I’m the first to admit that Margaret Mitchell’s Gone With the Wind: A Bestseller’s Odyssey from Atlanta to Hollywood is not for everybody. Heck, it may not even be for folks that are huge fans of the movie. This is a book about a book. It is a book about a writer releasing her years-in-the-making labor of love into the world, and all of the hassles that came about when said book became a record-breaking monstrous worldwide success.
Published in 1936, Gone With the Wind was Margaret Mitchell’s first and last book. Writers Ellen F. Brown and John Wiley, Jr. use Mitchell’s and others’ private writings and correspondence to color this exhaustive profile of the GWTW book sensation. The result is a fascinating peek into how one woman journalist not only managed to get her behemoth book published, but how the publishing house Macmillian pulled all sorts of tricks and marketing stunts to make it an unparalleled success, even in the midst of the Great Depression.
I described this book to a friend as “publishing porn”, because really this book is more about publishing (especially publishing in the 1930s and the decades following) than it is about GWTW itself. For instance, there is the charming look into Margaret Mitchell’s mood as the first printing came back for proofing: “I can’t even endure to look at the book because I nearly throw up at the sight of it.” There is Mitchell’s adamant refusal to do a promotional speaking tour (despite great demand) after an early disastrous talk at a writer’s group. Mitchell swore to her publisher friend Lois Cole that she would never speak in public again, saying the experience was so horrible, it was second only to when “I dropped my drawers in the church aisle when I was six or seven.” Margaret Mitchell’s true spirit is evoked in these many excerpts from her private letters. Plus, who wouldn’t want to meet a sassy young woman who performed a scandalous Apache dance as a student, and was photographed determinedly petting a giant iguana when she was a young woman?

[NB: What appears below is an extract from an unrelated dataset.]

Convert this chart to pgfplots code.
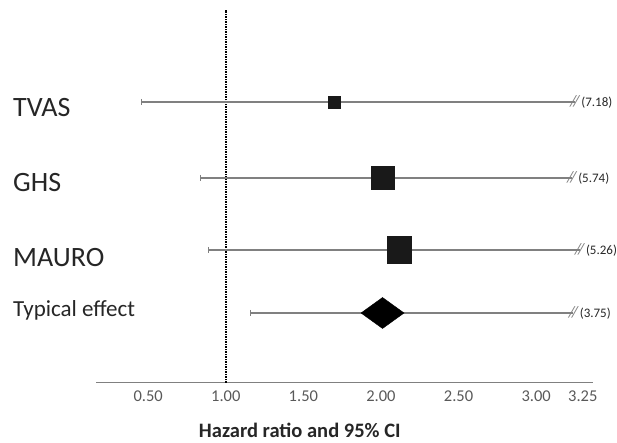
\documentclass[border=0pt]{standalone}
\usepackage{pgfplots}
\pgfplotsset{compat=1.18}
\usepackage{fontspec}
\setmainfont{Carlito}
\definecolor{tickgray}{HTML}{595959}
\definecolor{linegray}{HTML}{808080}
\definecolor{txt}{HTML}{262626}
\begin{document}
\begin{tikzpicture}[x=1pt,y=1pt]
\useasboundingbox (0,0) rectangle (617,443);
\begin{axis}[
  at={(96pt,60pt)}, anchor=south west,
  scale only axis, width=497pt, height=373pt,
  xmin=0.164, xmax=3.366, ymin=0, ymax=373,
  axis x line*=bottom, axis y line*=left,
  y axis line style={draw=none},
  x axis line style={draw=linegray, line width=1pt},
  xtick={0.5,1,1.5,2,2.5,3,3.30},
  xticklabels={0.50,1.00,1.50,2.00,2.50,3.00,3.25},
  xtick style={draw=none}, ytick style={draw=none},
  xticklabel style={font=\fontsize{16.5}{16.5}\selectfont, text=tickgray, yshift=-4pt},
  ytick={266,191,116,66},
  yticklabels={{\fontsize{28}{28}\selectfont TVAS},{\fontsize{28}{28}\selectfont GHS},{\fontsize{28}{28}\selectfont MAURO},{\fontsize{23}{23}\selectfont Typical effect}},
  yticklabel style={anchor=base west, inner sep=0pt, xshift=-83pt, text=txt},
  xlabel={Hazard ratio and 95\% CI},
  xlabel style={font=\bfseries\fontsize{20.5}{20.5}\selectfont, text=txt, at={(axis description cs:0.41,-0.147)}, anchor=base},
  clip=false,
  /pgf/number format/assume math mode=true,
]
\addplot[black, densely dotted, line width=1.5pt] coordinates {(1,0) (1,373)};
\addplot[linegray, line width=1.2pt] coordinates {(0.454,281) (3.25,281)};
\addplot[linegray, line width=1.2pt] coordinates {(0.84,205) (3.23,205)};
\addplot[linegray, line width=1.2pt] coordinates {(0.89,133) (3.28,133)};
\addplot[linegray, line width=1.2pt] coordinates {(1.16,70) (3.24,70)};
\addplot[linegray, only marks, mark=|, mark size=3pt, mark options={line width=1pt}] coordinates {(0.454,281) (0.84,205) (0.89,133) (1.16,70)};
\addplot[only marks, mark=square*, mark size=6pt, color=black!90] coordinates {(1.70,281)};
\addplot[only marks, mark=square*, mark size=11.3pt, color=black!90] coordinates {(2.01,205)};
\addplot[only marks, mark=square*, mark size=13.5pt, mark options={xscale=0.89}, color=black!90] coordinates {(2.12,133)};
\addplot[only marks, mark=diamond*, mark size=15.5pt, mark options={xscale=1.85}, color=black] coordinates {(2.01,70)};
\addplot[draw=none, nodes near coords={\textcolor{linegray}{\fontsize{16}{16}\selectfont\textit{/\kern-3pt/}}\kern1pt\pgfplotspointmeta}, point meta=explicit symbolic,
  nodes near coords style={anchor=west, inner sep=0pt, xshift=-5pt, font=\fontsize{13}{13}\selectfont, text=txt}]
  coordinates {(3.25,281) [(7.18)] (3.23,205) [(5.74)] (3.28,133) [(5.26)] (3.24,70) [(3.75)]};
\end{axis}
\end{tikzpicture}
\end{document}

By the book’s first anniversary in 1937, an estimated 1,350,000 copies of Gone With the Wind had already been published, which is pretty amazing considering the movie hadn’t even been filmed yet. In fact, the sale of the movie rights was a whole ‘nother thing, considering Mitchell thought she got a good deal when David O. Selznick paid $50,000 very early on for the rights, but learned later that if she had held out, she could have been paid much, much more. In fact, Mitchell, her lawyer brother Stephens Mitchell, and her husband John Marsh, were so closely involved in all of the legalese about the book, such as dealing with foreign copyright issues, stopping people from using the characters in anything from musicals to fan fiction, and reviewing various book editions for quality control. GWTW essentially became a full time job for the Mitchell-Marshes until their deaths (Margaret was infamously struck by a car on Peachtree street in 1949, dying a few days later).
Margaret Mitchell’s Gone With the Wind may not be for the casual reader. In fact, some of the information may seem dry and repetitive if the world of publishing isn’t already of interest. But, shoot, I’m not only a huge fan of GWTW, the book and movie, but I work in publishing and am currently in library school. Count me in as a target audience! Paper quality, proofs, page counts, and print editions may not strike an average reader as interesting. But for readers that are serious collectors of GWTW (the print book), people that are interested in the history of publishing (and the tangled legal problems for published writers that are as relevant now as they were in the 1930s), and people that are hardcore (really hardcore) GWTW fans will all find this book a real treat.